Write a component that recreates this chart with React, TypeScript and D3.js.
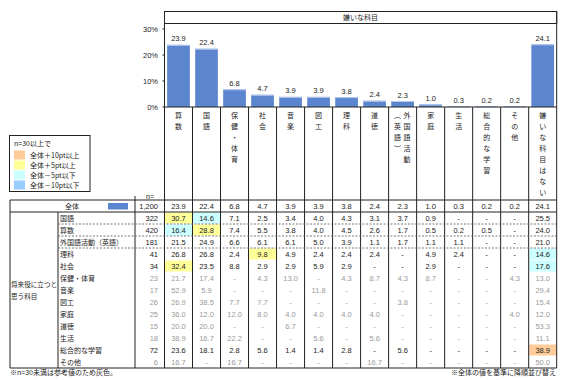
import React from "react";
import * as d3 from "d3";

const header = "嫌いな科目";
const categories = ["算数", "国語", "保健・体育", "社会", "音楽", "図工", "理科", "道徳", "外国語活動（英語）", "家庭", "生活", "総合的な学習", "その他", "嫌いな科目はない"];
const totalLabel = "全体";
const totalN = 1200;
const totals = [23.9, 22.4, 6.8, 4.7, 3.9, 3.9, 3.8, 2.4, 2.3, 1.0, 0.3, 0.2, 0.2, 24.1];
const yTicks = [0, 10, 20, 30];

const groupLabel = ["将来役に立つと", "思う科目"];
const rowLabels = ["国語", "算数", "外国語活動（英語）", "理科", "社会", "保健・体育", "音楽", "図工", "家庭", "道徳", "生活", "総合的な学習", "その他"];
const rowN = [322, 420, 181, 41, 34, 23, 17, 26, 25, 15, 18, 72, 6];
const N = null;
const rowValues: (number | null)[][] = [
  [30.7, 14.6, 7.1, 2.5, 3.4, 4.0, 4.3, 3.1, 3.7, 0.9, N, N, N, 25.5],
  [16.4, 28.8, 7.4, 5.5, 3.8, 4.0, 4.5, 2.6, 1.7, 0.5, 0.2, 0.5, N, 24.0],
  [21.5, 24.9, 6.6, 6.1, 6.1, 5.0, 3.9, 1.1, 1.7, 1.1, 1.1, N, N, 21.0],
  [26.8, 26.8, 2.4, 9.8, 4.9, 2.4, 2.4, 2.4, N, 4.9, 2.4, N, N, 14.6],
  [32.4, 23.5, 8.8, 2.9, 2.9, 5.9, 2.9, N, N, 2.9, N, N, N, 17.6],
  [21.7, 17.4, N, 4.3, 13.0, N, 4.3, 8.7, 4.3, 8.7, N, N, 4.3, 13.0],
  [52.9, 5.9, N, N, N, 11.8, N, N, N, N, N, N, N, 29.4],
  [26.9, 38.5, 7.7, 7.7, N, N, N, N, 3.8, N, N, N, N, 15.4],
  [36.0, 12.0, 12.0, 8.0, 4.0, 4.0, 4.0, 4.0, N, N, N, N, 4.0, 12.0],
  [20.0, 20.0, N, N, 6.7, N, N, N, N, N, N, N, N, 53.3],
  [38.9, 16.7, 22.2, N, N, 5.6, N, 5.6, N, N, N, N, N, 11.1],
  [23.6, 18.1, 2.8, 5.6, 1.4, 1.4, 2.8, N, 5.6, N, N, N, N, 38.9],
  [16.7, N, 16.7, N, N, N, N, 16.7, N, N, N, N, N, 50.0],
];
const dashedAfter = [0, 1, 2];

const legendTitle = "n=30以上で";
const legendItems = [
  { label: "全体＋10pt以上", color: "#FFCC99" },
  { label: "全体＋5pt以上", color: "#FFFF99" },
  { label: "全体－5pt以下", color: "#CCFFFF" },
  { label: "全体－10pt以下", color: "#99CCFF" },
];
const noteLeft = "※n=30未満は参考値のため灰色。";
const noteRight = "※全体の値を基準に降順並び替え";

const JP = "'Noto Sans CJK JP', 'Noto Sans', sans-serif";
const NUM = "'Liberation Sans', Arial, sans-serif";
const BAR = "#5B85CE";
const LINE = "#222";

function fmt(v: number | null) {
  return v == null ? "-" : v.toFixed(1);
}
function hl(v: number | null, t: number, n: number) {
  if (n < 30) return null;
  const d = (v ?? 0) - t;
  if (d >= 10) return legendItems[0].color;
  if (d >= 5) return legendItems[1].color;
  if (d <= -10) return legendItems[3].color;
  if (d <= -5) return legendItems[2].color;
  return null;
}
const vert = (s: string) => s.replace("（", "︵").replace("）", "︶");

export default function App() {
  const x0 = 164.5, x1 = 556.7;
  const xCol = d3.scaleBand<string>().domain(categories).range([x0, x1]);
  const x = d3.scaleBand<string>().domain(categories).range([x0, x1]).paddingInner(0.19).paddingOuter(0.095);
  const y = d3.scaleLinear().domain([0, 30]).range([107, 29]);
  const headTop = 11.5, headBot = 23.5, base = y(0);
  const tableTop = 200, totalBot = 212, rowH = 12, tableBot = totalBot + rowH * rowLabels.length;
  const leftX = 10, groupX = 58, nX = 135;
  const rowY = (i: number) => totalBot + rowH * i;

  return (
    <svg width={567} height={380} style={{ position: "absolute", left: 0, top: 0, background: "#fff" }}>
      {/* header */}
      <rect x={x0} y={headTop} width={x1 - x0} height={headBot - headTop} fill="none" stroke={LINE} />
      <text x={(x0 + x1) / 2} y={headBot - 3.5} fontSize={7} fontFamily={JP} textAnchor="middle" fill="#222">{header}</text>
      {/* y axis */}
      {yTicks.map((t) => (
        <g key={t}>
          <line x1={x0 - 2} x2={x0} y1={y(t)} y2={y(t)} stroke={LINE} />
          <text x={158} y={y(t) + 2.5} fontSize={7.5} fontFamily={NUM} textAnchor="end" fill="#222">{t}%</text>
        </g>
      ))}
      {/* bars */}
      {categories.map((c, i) => (
        <g key={c}>
          <rect x={x(c)} y={y(totals[i])} width={x.bandwidth()} height={base - y(totals[i])} fill={BAR} />
          <line x1={x(c)} x2={x(c)! + x.bandwidth()} y1={y(totals[i]) + 0.5} y2={y(totals[i]) + 0.5} stroke="#B9CBEB" />
          <text x={x(c)! + x.bandwidth() / 2} y={y(totals[i]) - 3.5} fontSize={7.5} fontFamily={NUM} textAnchor="middle" fill="#222">{fmt(totals[i])}</text>
        </g>
      ))}
      {/* category labels (vertical) */}
      {categories.map((c) => {
        const cx = xCol(c)! + xCol.bandwidth() / 2;
        const m = c.match(/^(.*?)(（.*）)$/);
        const cols = m ? [m[1], vert(m[2])] : [c];
        return (
          <g key={c}>
            {cols.map((s, ci) => {
              const colX = cols.length === 1 ? cx : cx + (ci === 0 ? 4.5 : -5);
              return Array.from(s).map((ch, k) => (
                <text key={k} x={colX} y={118 + k * 11} fontSize={7} fontFamily={JP} textAnchor="middle" fill="#222">{ch}</text>
              ));
            })}
          </g>
        );
      })}
      <text x={146} y={198.5} fontSize={7} fontFamily={NUM} fill="#222">n=</text>

      {/* highlights */}
      {rowLabels.map((r, ri) =>
        categories.map((c, ci) => {
          const col = hl(rowValues[ri][ci], totals[ci], rowN[ri]);
          return col ? <rect key={r + c} x={xCol(c)! + 0.5} y={rowY(ri) + 0.5} width={xCol.bandwidth() - 1} height={rowH - 1} fill={col} /> : null;
        })
      )}

      {/* table lines */}
      <line x1={x0} x2={x0} y1={headTop} y2={tableBot} stroke={LINE} />
      <line x1={x1} x2={x1} y1={headTop} y2={tableBot} stroke={LINE} />
      <line x1={x0} x2={x1} y1={base} y2={base} stroke={LINE} />
      {categories.slice(1).map((c) => (
        <line key={c} x1={xCol(c)} x2={xCol(c)} y1={base} y2={tableBot} stroke={LINE} />
      ))}
      <line x1={leftX} x2={x1} y1={tableTop} y2={tableTop} stroke={LINE} />
      <line x1={leftX} x2={x1} y1={totalBot} y2={totalBot} stroke={LINE} />
      <line x1={leftX} x2={x1} y1={tableBot} y2={tableBot} stroke={LINE} />
      <line x1={leftX} x2={leftX} y1={tableTop} y2={tableBot} stroke={LINE} />
      <line x1={nX} x2={nX} y1={196} y2={tableBot} stroke={LINE} />
      <line x1={groupX} x2={groupX} y1={totalBot} y2={tableBot} stroke={LINE} />
      {dashedAfter.map((i) => (
        <line key={i} x1={groupX} x2={x1} y1={rowY(i + 1)} y2={rowY(i + 1)} stroke="#555" strokeDasharray="2,1.5" strokeWidth={0.8} />
      ))}

      {/* total row */}
      <text x={72} y={tableTop + 8.5} fontSize={7} fontFamily={JP} textAnchor="middle" fill="#222">{totalLabel}</text>
      <rect x={108} y={tableTop + 3} width={20} height={6.5} fill={BAR} />
      <text x={158} y={tableTop + 8.5} fontSize={7.5} fontFamily={NUM} textAnchor="end" fill="#222">{d3.format(",")(totalN)}</text>
      {categories.map((c, i) => (
        <text key={c} x={xCol(c)! + xCol.bandwidth() / 2} y={tableTop + 8.5} fontSize={7.5} fontFamily={NUM} textAnchor="middle" fill="#222">{fmt(totals[i])}</text>
      ))}

      {/* rows */}
      {rowLabels.map((r, ri) => {
        const gray = rowN[ri] < 30;
        const fill = gray ? "#9a9a9a" : "#222";
        const ty = rowY(ri) + 8.5;
        return (
          <g key={r}>
            <text x={60} y={ty} fontSize={7} fontFamily={JP} fill="#222">{r}</text>
            <text x={158} y={ty} fontSize={7.5} fontFamily={NUM} textAnchor="end" fill={fill}>{rowN[ri]}</text>
            {categories.map((c, ci) => (
              <text key={c} x={xCol(c)! + xCol.bandwidth() / 2} y={ty} fontSize={7.5} fontFamily={NUM} textAnchor="middle" fill={fill}>{fmt(rowValues[ri][ci])}</text>
            ))}
          </g>
        );
      })}
      {groupLabel.map((g, i) => (
        <text key={g} x={11} y={(totalBot + tableBot) / 2 - 3 + i * 12} fontSize={6.6} fontFamily={JP} fill="#222">{g}</text>
      ))}

      {/* legend */}
      <rect x={9.5} y={135.5} width={80.5} height={56} fill="#fff" stroke={LINE} />
      <text x={14} y={146} fontSize={7} fontFamily={JP} fill="#222">{legendTitle}</text>
      {legendItems.map((l, i) => (
        <g key={l.label}>
          <rect x={14} y={150.5 + i * 10} width={11} height={9} fill={l.color} />
          <text x={30} y={157.5 + i * 10} fontSize={7} fontFamily={JP} fill="#222">{l.label}</text>
        </g>
      ))}

      {/* notes */}
      <text x={10} y={375} fontSize={7} fontFamily={JP} fill="#222">{noteLeft}</text>
      <text x={556} y={375} fontSize={7} fontFamily={JP} textAnchor="end" fill="#222">{noteRight}</text>
    </svg>
  );
}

++++

● REQUIRED WORK: Extract, word for word, each line from the top of the data down to and including the line with "const yTicks = [0, 10, 20, 30];"; skip the pictures.

● RIGHT ANSWER:
Write a component that recreates this chart with React, TypeScript and D3.js.
import React from "react";
import * as d3 from "d3";

const header = "嫌いな科目";
const categories = ["算数", "国語", "保健・体育", "社会", "音楽", "図工", "理科", "道徳", "外国語活動（英語）", "家庭", "生活", "総合的な学習", "その他", "嫌いな科目はない"];
const totalLabel = "全体";
const totalN = 1200;
const totals = [23.9, 22.4, 6.8, 4.7, 3.9, 3.9, 3.8, 2.4, 2.3, 1.0, 0.3, 0.2, 0.2, 24.1];
const yTicks = [0, 10, 20, 30];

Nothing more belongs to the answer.